Joan Taylor of King’s College London, who re-examined Cave 3Q with Gibson and helped pinpoint the scroll’s original hiding place, concurs on the Bar Kokhba dating based on the scroll’s language — early Mishnaic Hebrew, characteristic of the mid-to-late second century CE. She reads the purpose somewhat differently: not a donor ledger for the revolt, but a record of tithes and contributions to the Temple cult, which observant Jews continued to maintain even after the Temple’s destruction in 70 CE, in anticipation of its rebuilding. The scroll’s references to priestly vestments support her reading. The copper medium, she suggests, was chosen precisely because it would endure — “a time capsule, made for the future,” created by people who had “a fairly dismal view of their own survival.”
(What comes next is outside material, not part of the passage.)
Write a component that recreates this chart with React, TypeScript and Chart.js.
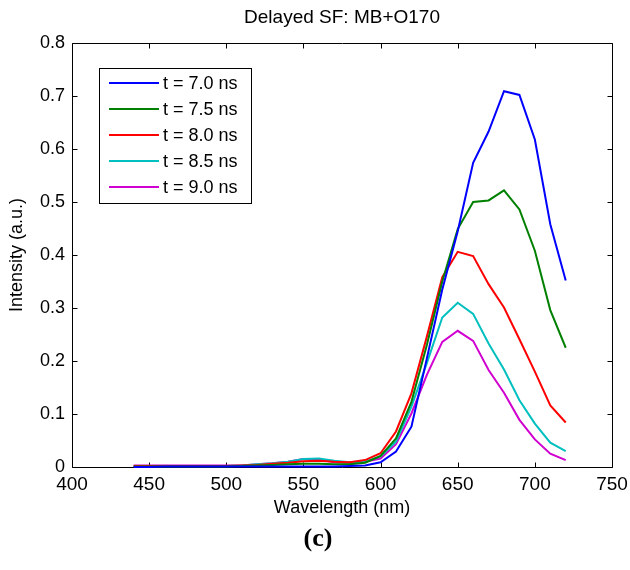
import React, { useEffect, useRef } from "react";
import { Chart, registerables } from "chart.js";

Chart.register(...registerables);

const chartTitle = "Delayed SF: MB+O170";
const xAxisTitle = "Wavelength (nm)";
const yAxisTitle = "Intensity (a.u.)";
const panelLabel = "(c)";

const wavelengths = [440, 450, 460, 470, 480, 490, 500, 510, 520, 530, 540, 550, 560, 570, 580, 590, 600, 610, 620, 630, 640, 650, 660, 670, 680, 690, 700, 710, 720];

const seriesLabels = ["t = 7.0 ns", "t = 7.5 ns", "t = 8.0 ns", "t = 8.5 ns", "t = 9.0 ns"];
const seriesColors = ["#0000FF", "#008000", "#FF0000", "#00BFBF", "#D000D0"];

const t70 = [0.000, 0.000, 0.001, 0.001, 0.001, 0.001, 0.001, 0.001, 0.001, 0.001, 0.001, 0.001, 0.001, 0.001, 0.002, 0.003, 0.009, 0.029, 0.076, 0.205, 0.335, 0.445, 0.574, 0.633, 0.709, 0.702, 0.618, 0.458, 0.352];
const t75 = [0.001, 0.001, 0.001, 0.001, 0.001, 0.001, 0.001, 0.002, 0.003, 0.004, 0.005, 0.006, 0.006, 0.005, 0.005, 0.008, 0.021, 0.054, 0.123, 0.230, 0.350, 0.449, 0.500, 0.503, 0.522, 0.486, 0.408, 0.296, 0.225];
const t80 = [0.002, 0.002, 0.002, 0.002, 0.002, 0.002, 0.002, 0.003, 0.004, 0.006, 0.008, 0.011, 0.012, 0.010, 0.009, 0.013, 0.026, 0.067, 0.139, 0.246, 0.358, 0.406, 0.398, 0.345, 0.301, 0.241, 0.180, 0.116, 0.084];
const t85 = [0.002, 0.002, 0.002, 0.002, 0.002, 0.002, 0.002, 0.003, 0.005, 0.007, 0.010, 0.015, 0.016, 0.012, 0.009, 0.010, 0.020, 0.048, 0.114, 0.196, 0.282, 0.310, 0.289, 0.233, 0.184, 0.126, 0.082, 0.046, 0.030];
const t90 = [0.003, 0.003, 0.003, 0.003, 0.003, 0.003, 0.003, 0.003, 0.005, 0.007, 0.010, 0.015, 0.014, 0.009, 0.008, 0.010, 0.016, 0.043, 0.101, 0.174, 0.236, 0.257, 0.238, 0.183, 0.140, 0.089, 0.052, 0.025, 0.013];

const seriesValues = [t70, t75, t80, t85, t90];

const xTicks = [400, 450, 500, 550, 600, 650, 700, 750];
const yTicks = [0, 0.1, 0.2, 0.3, 0.4, 0.5, 0.6, 0.7, 0.8];

const FONT = "'Liberation Sans', Arial, Helvetica, sans-serif";

const framePlugin = {
  id: "matlabFrame",
  beforeDatasetsDraw(chart: any) {
    const { ctx, chartArea: a, scales } = chart;
    const xs = scales.x;
    const ys = scales.y;
    ctx.save();
    ctx.strokeStyle = "#000";
    ctx.lineWidth = 1;
    ctx.beginPath();
    const L = Math.round(a.left) + 0.5;
    const R = Math.round(a.right) + 0.5;
    const T = Math.round(a.top) + 0.5;
    const B = Math.round(a.bottom) + 0.5;
    ctx.rect(L, T, R - L, B - T);
    const tl = 5;
    xTicks.forEach((v) => {
      const px = Math.round(xs.getPixelForValue(v)) + 0.5;
      ctx.moveTo(px, B);
      ctx.lineTo(px, B - tl);
      ctx.moveTo(px, T);
      ctx.lineTo(px, T + tl);
    });
    yTicks.forEach((v) => {
      const py = Math.round(ys.getPixelForValue(v)) + 0.5;
      ctx.moveTo(L, py);
      ctx.lineTo(L + tl, py);
      ctx.moveTo(R, py);
      ctx.lineTo(R - tl, py);
    });
    ctx.stroke();
    ctx.restore();
  },
  afterDraw(chart: any) {
    const { ctx, chartArea: a } = chart;
    ctx.save();
    ctx.fillStyle = "#000";
    ctx.font = `19px ${FONT}`;
    ctx.textAlign = "center";
    ctx.textBaseline = "middle";
    ctx.fillText(chartTitle, (a.left + a.right) / 2, 18);
    const bx = 99.5, by = 68.5, bw = 152, bh = 135;
    ctx.fillStyle = "#fff";
    ctx.fillRect(bx, by, bw, bh);
    ctx.strokeStyle = "#000";
    ctx.lineWidth = 1;
    ctx.strokeRect(bx, by, bw, bh);
    chart.data.datasets.forEach((ds: any, i: number) => {
      const yy = 83 + i * 26;
      ctx.strokeStyle = ds.borderColor;
      ctx.lineWidth = 2;
      ctx.beginPath();
      ctx.moveTo(109, yy);
      ctx.lineTo(159, yy);
      ctx.stroke();
      ctx.fillStyle = "#000";
      ctx.font = `18px ${FONT}`;
      ctx.textAlign = "left";
      ctx.textBaseline = "middle";
      ctx.fillText(ds.label, 163, yy + 1);
    });
    ctx.restore();
  },
};

export default function App() {
  const ref = useRef<HTMLCanvasElement>(null);
  useEffect(() => {
    if (!ref.current) return;
    const datasets = seriesValues.map((vals, i) => ({
      label: seriesLabels[i],
      data: wavelengths.map((w, j) => ({ x: w, y: vals[j] })),
      borderColor: seriesColors[i],
      backgroundColor: seriesColors[i],
      borderWidth: 2,
      pointRadius: 0,
      tension: 0,
      clip: 6,
    }));
    const chart = new Chart(ref.current, {
      type: "line",
      data: { datasets },
      options: {
        animation: false,
        responsive: false,
        devicePixelRatio: 1,
        layout: { padding: { left: 0, top: 43, right: 18, bottom: 49 } },
        plugins: { legend: { display: false }, title: { display: false }, tooltip: { enabled: false } },
        scales: {
          x: {
            type: "linear",
            min: 400,
            max: 750,
            afterFit: (s: any) => { s.height = 54; s.paddingLeft = 0; s.paddingRight = 0; },
            afterBuildTicks: (s: any) => { s.ticks = xTicks.map((v) => ({ value: v })); },
            grid: { display: false, drawTicks: false },
            border: { display: false },
            ticks: { color: "#000", font: { family: FONT, size: 19 }, padding: 6, maxRotation: 0, autoSkip: false },
            title: { display: true, text: xAxisTitle, color: "#000", font: { family: FONT, size: 18 }, padding: { top: 0, bottom: 2 } },
          },
          y: {
            type: "linear",
            min: 0,
            max: 0.8,
            afterFit: (s: any) => { s.width = 72; s.paddingTop = 0; s.paddingBottom = 0; },
            afterBuildTicks: (s: any) => { s.ticks = yTicks.map((v) => ({ value: v })); },
            grid: { display: false, drawTicks: false },
            border: { display: false },
            ticks: { color: "#000", font: { family: FONT, size: 18 }, padding: 7, autoSkip: false, callback: (v: any) => String(Math.round(Number(v) * 10) / 10) },
            title: { display: true, text: yAxisTitle, color: "#000", font: { family: FONT, size: 18 }, padding: { top: 6, bottom: 0 } },
          },
        },
      },
      plugins: [framePlugin],
    });
    return () => chart.destroy();
  }, []);
  return (
    <div style={{ position: "absolute", left: 0, top: 0, width: 630, height: 570, background: "#fff" }}>
      <canvas ref={ref} width={630} height={570} style={{ display: "block" }} />
      <div style={{ position: "absolute", left: 0, top: 523, width: 630, textAlign: "center", fontFamily: "'Liberation Serif', 'Times New Roman', serif", fontWeight: "bold", fontSize: 26, lineHeight: "30px" }}>
        <span style={{ position: "relative", left: 3 }}>{panelLabel}</span>
      </div>
    </div>
  );
}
Both readings reach the same conclusion: the Copper Scroll is not a treasure map. It is a record of real wealth collected for a real purpose during the Bar Kokhba revolt.
The reaction from other scholars has been measured but receptive. Yonatan Adler of Ariel University called Gibson’s hypothesis “intriguing,” noting that “enigmatic finds of this kind absolutely invite thinking outside of the box.” He added: “Even if we still lack a ‘smoking gun,’ novel and well-argued hypotheses of this kind are what move the inquiry forward.”
Whether Gibson’s theory ultimately proves correct, it restores to the Copper Scroll something that decades of treasure-hunting had stripped away: the possibility that it is not a puzzle to be decoded, but a testament to a people who refused to surrender.